12.06.2005

One Last Vegas post

I did really well in my first Vegas tournament. I was generally very happy with my performance. What was I thinking about for the next three hours? The one big mistake I made. The more I thought about it, the more irritated with myself I was.

I got impatient. I should have just pushed him around and let him fold unless he re-raised me. It would have taken longer, but he would have had to work a lot harder. And since he was about 80, he HAD to have been slowing down.

The one thing that I really came away with is that concentration is everything. It's not just paying attention to other players, their betting habits, etc, etc. It's about all the other things too. You make one mistake, and it can kill you.

Since Squeaky can't respond to email and has yet to comment, I'll post his two blunders here. Understand, (he says, tongue planted firmly in cheek) that my one success in Vegas makes me an expert.

Situation: It's about 2:30 into the Saturday tournament. Blinds were 300/600. Squeaky had ~7,000 in chips. The tourney started with 11 tables, and they were down to 7. Essentially, everyone rebought. So that meant that starting stack size was 3,500.

This hand comes up. A short stack goes all in. I'm not sure how he'd been playing, but he was being forced in, so I think it's safe to say that he would have done this with any A or any two in the paint. Goofy-ass goggle boy, who had been aggressive and somewhat loose re-raised all in. Folds around to Squeaky.

He looked at JJ, and called after thinking a little. SS had Ax, Goggle boy had KK. Squeaky was out.

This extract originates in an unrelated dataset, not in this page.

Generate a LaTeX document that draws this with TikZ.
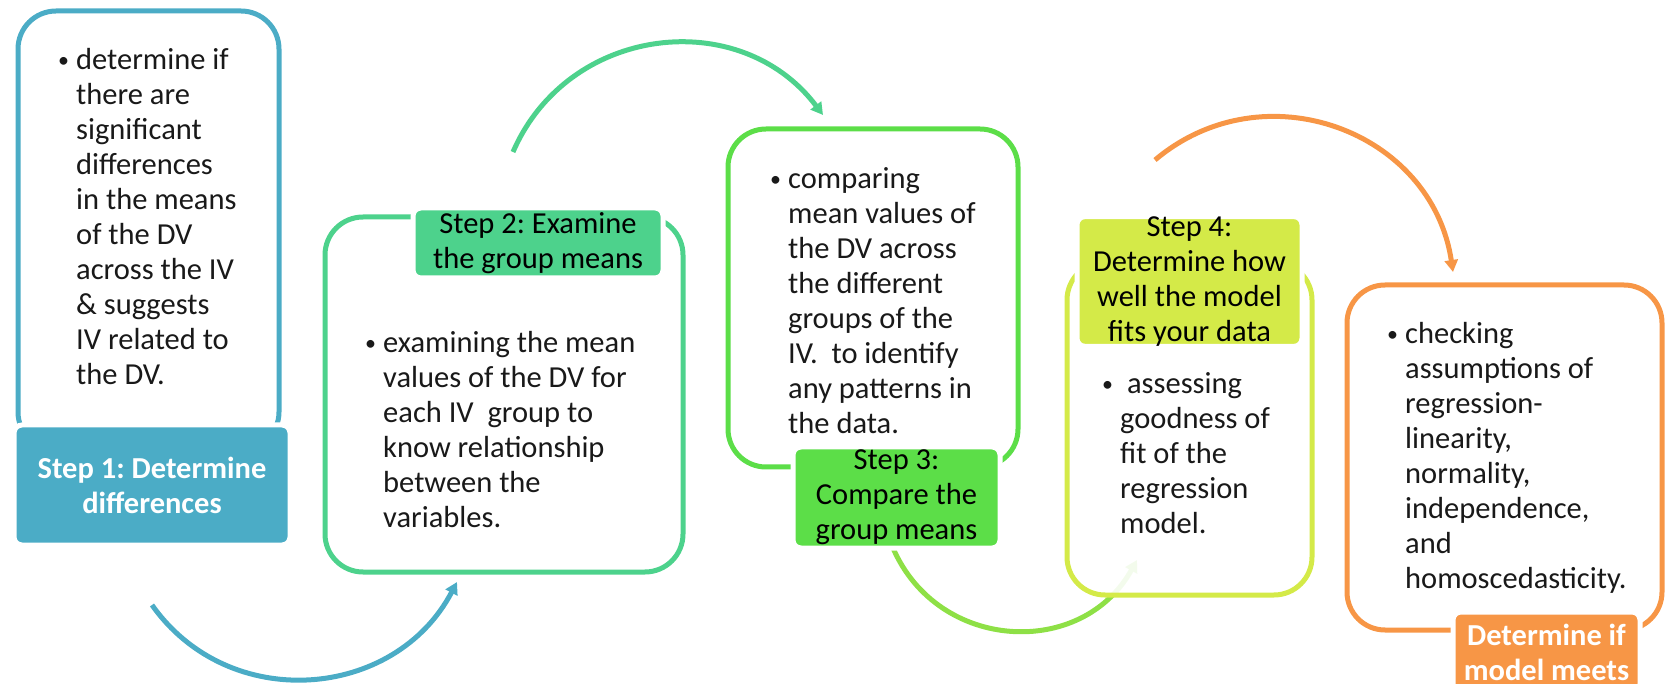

What was his logic? Squeaky felt that he had to make move soon, since he was short stacked. He also thought that goggle boy's move was an attempt to isolate the SS with only a moderately strong hand.

I think he made several mistakes here. First, his 7,000 was above par for his place in the tournament. That is, he had more than an average stack. Even though he may have only had 12x BB, he still could have picked a different spot.

Goggle boy didn't have much more than Squeaky. Maybe had him covered by 3,000. He's not gonna risk his tournament on anything less than AA, KK, QQ, AK, or AQ. He had more people to act behind him, so risking his whole stack doesn't make any sense unless he has a hand.

Even if Goggle boy had something odd like KQ or AJ, the best Squeaky could hope for was a race type situation.

I don't think this was an easy fold, but I think it's a definite fold. So he played for 2:30, made one mistake and was out. That's how it goes.

1 Comments:

At 12/18/2005 3:59 PM, Anonymous Anonymous said...

Glad to see all the MPT "good players" make their mortgage payments from poker proceeds.